L’édition Folio SF contient une préface d’Ursula Le Guin (un choix évident pour parler de ce roman tellement humaniste), et elle y souligne très justement que les auteurs évitent toute trace de sarcasme cynique et font preuve de beaucoup de compassion pour leurs personnages. Comme toujours cette préface est à lire après avoir lu le livre, et pour une fois elle est très pertinente (au contraire de celles dont nous abreuve un auteur / éditeur français bien connu).

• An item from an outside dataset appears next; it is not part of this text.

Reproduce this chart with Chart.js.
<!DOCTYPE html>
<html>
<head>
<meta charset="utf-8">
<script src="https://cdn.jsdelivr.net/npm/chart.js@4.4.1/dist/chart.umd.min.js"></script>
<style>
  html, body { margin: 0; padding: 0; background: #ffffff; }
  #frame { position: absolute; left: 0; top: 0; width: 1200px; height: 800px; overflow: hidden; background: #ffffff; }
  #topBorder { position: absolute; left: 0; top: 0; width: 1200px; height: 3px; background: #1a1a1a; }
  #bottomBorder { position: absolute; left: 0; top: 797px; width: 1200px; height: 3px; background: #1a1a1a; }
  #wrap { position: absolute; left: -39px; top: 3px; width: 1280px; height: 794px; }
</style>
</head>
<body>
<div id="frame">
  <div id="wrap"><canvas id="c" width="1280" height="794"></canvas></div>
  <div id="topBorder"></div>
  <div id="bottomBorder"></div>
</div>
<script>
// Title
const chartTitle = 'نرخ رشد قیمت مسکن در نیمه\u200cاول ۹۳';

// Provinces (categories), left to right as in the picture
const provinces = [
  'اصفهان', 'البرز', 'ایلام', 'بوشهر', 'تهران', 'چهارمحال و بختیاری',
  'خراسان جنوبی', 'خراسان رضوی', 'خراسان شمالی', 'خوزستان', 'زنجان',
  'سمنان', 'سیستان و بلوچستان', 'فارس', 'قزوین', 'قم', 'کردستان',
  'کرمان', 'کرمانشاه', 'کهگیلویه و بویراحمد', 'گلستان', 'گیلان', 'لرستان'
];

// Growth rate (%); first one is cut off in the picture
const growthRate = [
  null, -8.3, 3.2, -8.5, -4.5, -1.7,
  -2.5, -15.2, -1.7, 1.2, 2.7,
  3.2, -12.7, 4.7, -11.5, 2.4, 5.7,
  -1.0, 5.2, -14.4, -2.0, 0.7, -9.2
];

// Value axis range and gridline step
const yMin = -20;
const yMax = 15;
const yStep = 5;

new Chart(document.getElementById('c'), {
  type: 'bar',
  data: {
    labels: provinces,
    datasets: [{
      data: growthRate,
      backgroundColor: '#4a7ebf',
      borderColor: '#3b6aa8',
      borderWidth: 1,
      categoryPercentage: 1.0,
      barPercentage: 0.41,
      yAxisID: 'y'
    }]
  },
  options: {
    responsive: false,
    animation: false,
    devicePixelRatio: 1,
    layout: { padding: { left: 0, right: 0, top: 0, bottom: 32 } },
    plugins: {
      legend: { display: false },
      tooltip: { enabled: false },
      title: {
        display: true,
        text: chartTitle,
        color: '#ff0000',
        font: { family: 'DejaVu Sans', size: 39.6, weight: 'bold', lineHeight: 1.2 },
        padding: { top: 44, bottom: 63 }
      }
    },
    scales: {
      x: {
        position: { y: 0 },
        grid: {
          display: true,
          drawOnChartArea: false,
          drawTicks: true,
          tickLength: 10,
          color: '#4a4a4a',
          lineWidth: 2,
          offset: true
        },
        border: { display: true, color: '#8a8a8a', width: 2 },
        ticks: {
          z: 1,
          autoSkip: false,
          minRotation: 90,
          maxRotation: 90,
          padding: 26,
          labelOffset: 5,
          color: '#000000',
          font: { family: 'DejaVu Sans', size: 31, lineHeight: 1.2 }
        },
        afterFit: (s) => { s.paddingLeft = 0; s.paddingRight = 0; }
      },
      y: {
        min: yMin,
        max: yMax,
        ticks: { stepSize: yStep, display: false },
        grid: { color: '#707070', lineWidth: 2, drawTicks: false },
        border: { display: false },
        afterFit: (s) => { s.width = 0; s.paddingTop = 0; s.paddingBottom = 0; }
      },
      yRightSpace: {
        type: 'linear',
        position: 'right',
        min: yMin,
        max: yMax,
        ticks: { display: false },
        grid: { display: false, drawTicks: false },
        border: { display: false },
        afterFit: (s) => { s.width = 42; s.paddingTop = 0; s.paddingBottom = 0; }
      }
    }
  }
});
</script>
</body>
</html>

Cette édition contient également une postface de Boris Strougatski, qu’il faut lire absolument (après avoir terminé le roman). Il y raconte la genèse de l’œuvre, et comment la bureaucratie soviétique a saccagé l’histoire écrite par les deux frères. La liste des passages détaillant le comportement amoral des héros est particulièrement savoureuse. Elle témoigne de l’insondable inculture des censeurs et d’un puritanisme qui n’avait rien à envier à un catholicisme moyenâgeux. Elle a également le mérite de mettre en lumière le contexte dans lequel ce roman a été écrit, en lui ajoutant une dimension supplémentaire.
Arkadi et Boris Strougatski : Stalker – 1972
Originalité : 4/5. Sur le fond et sur la forme, une des grandes qualités du roman.
Lisibilité : 4/5. Direct, clair, sans fioritures mais très bien écrit.
Diversité : 3/5. Peut-être une légère faiblesse mais le roman est très compact (moins de 300 pages).
Modernité : 5/5. Ce livre aurait pu être écrit hier.
Cohérence : 4/5. Ça aurait pu déraper en patchwork un peu indigeste, mais les auteurs ont su garder la maîtrise sur un récit pas si évident.
Moyenne : 8/10.
A conseiller si vous n’êtes pas effrayé par une lecture un peu sale et nerveuse mais réellement fascinante.